SB 562's 50-year limit on a lease agreement for the Civic Center project is shorter than the limits that generally apply to leases on city property. However, 50 years far exceeds the 20 to 30 year terms of bonds or other debt instruments that local governments usually use to finance public infrastructure projects and extends the 35-year maximum lease term established by the 1996 Aguiar bill for local P3 agreements. While allowing for a longer lease term may help ensure that the annual General Fund impact of Long Beach's Civic Center project doesn't exceed budgeted amounts, longer financing periods typically result in higher overall borrowing costs, which are ultimately paid by the City's taxpayers. It is unclear whether authorizing a maximum 50-year term for Long Beach's public-private infrastructure agreement makes it more difficult to ensure that the public's interest in the Civic Center project is protected for the duration of any agreement.

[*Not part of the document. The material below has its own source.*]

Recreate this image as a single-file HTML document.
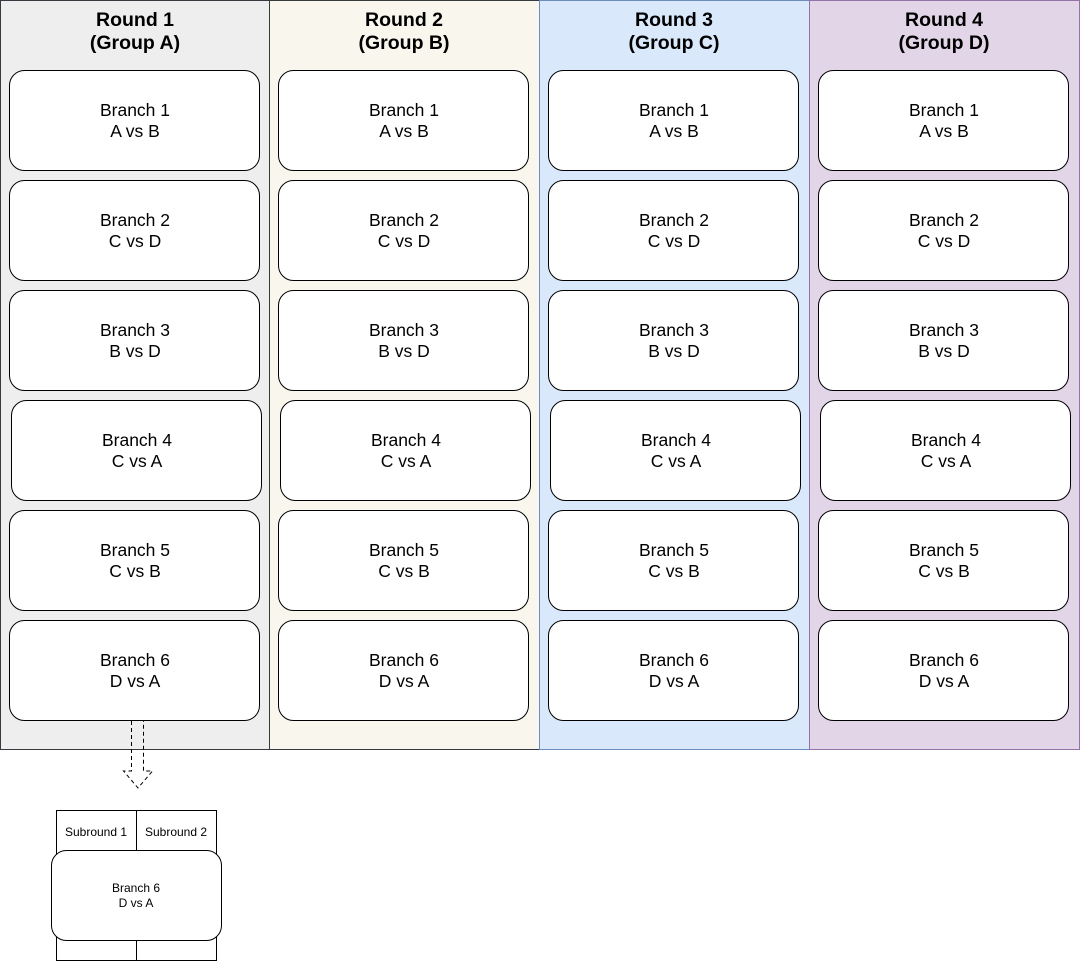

During Council consideration of the Civic Center transaction, city management contended that LB's 1970's era City Hall had become "functionally obsolete" and argued that the building's seismic issues (known since 2007) gave the city an "opportunity" to create an new Civic Center that it said would provide a better use of public space. LB's current Civic Center includes a large Main Library, which under the new transaction will be replaced by a smaller size library. The new Civic Center will include an area for private development (possibly a hotel) on what is now publicly-owned land under the now-former LB courthouse.

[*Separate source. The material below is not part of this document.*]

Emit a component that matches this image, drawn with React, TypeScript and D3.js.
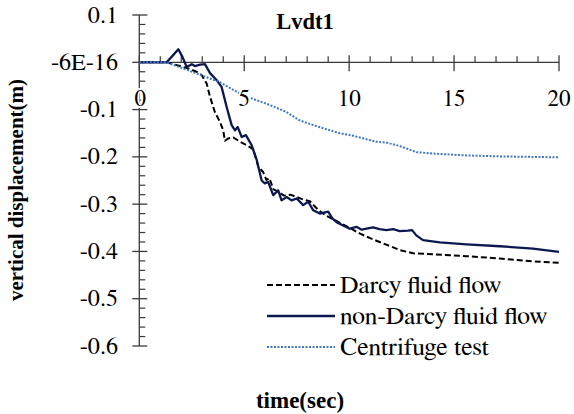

The Port of LB (which operates on state Tidelands) agreed to participate financially in the transaction by agreeing to co-locate its new Port headquarters building as part of the new Civic Center.

The City organized multiple study sessions and public meetings describing the transaction's asserted benefits, but the decision making Council held only one "study session" on the transaction's financial details (with Power Point slides, no accompanying text memo.) The Council invited no formal presentations from independent witnesses or experts regarding seismic retrofits or other alternatives...and during study sessions and Council sessions preceding the final vote, taxpayers were allowed 180 seconds per person at the public speaker's podium.

From 2007 to the present, the City didn't seek or obtain bids for a seismic retrofit of its current City Hall (built less than 40 years ago) but cited the building's seismic deficiencies as its basis for pursuing an entire Civic Center rebuild. At least two separate sources -- a Long Beach architect experienced in adaptive reuse retrofits and a Columbia University graduate student -- independently indicated that a retrofit should cost significantly less than the sum city management estimated. The retrofit cost would likely have to be financed using some type of debt bond requiring taxpayer approval; city management said the public-private partnership wouldn't cost more than current operating costs plus a CPI escalator, and required no taxpayer approval.)

Under the Council-approved Civic Center transaction, which cited seismic safety, a new City Hall isn't expected to be completed [last stated city staff estimate] until late 2019.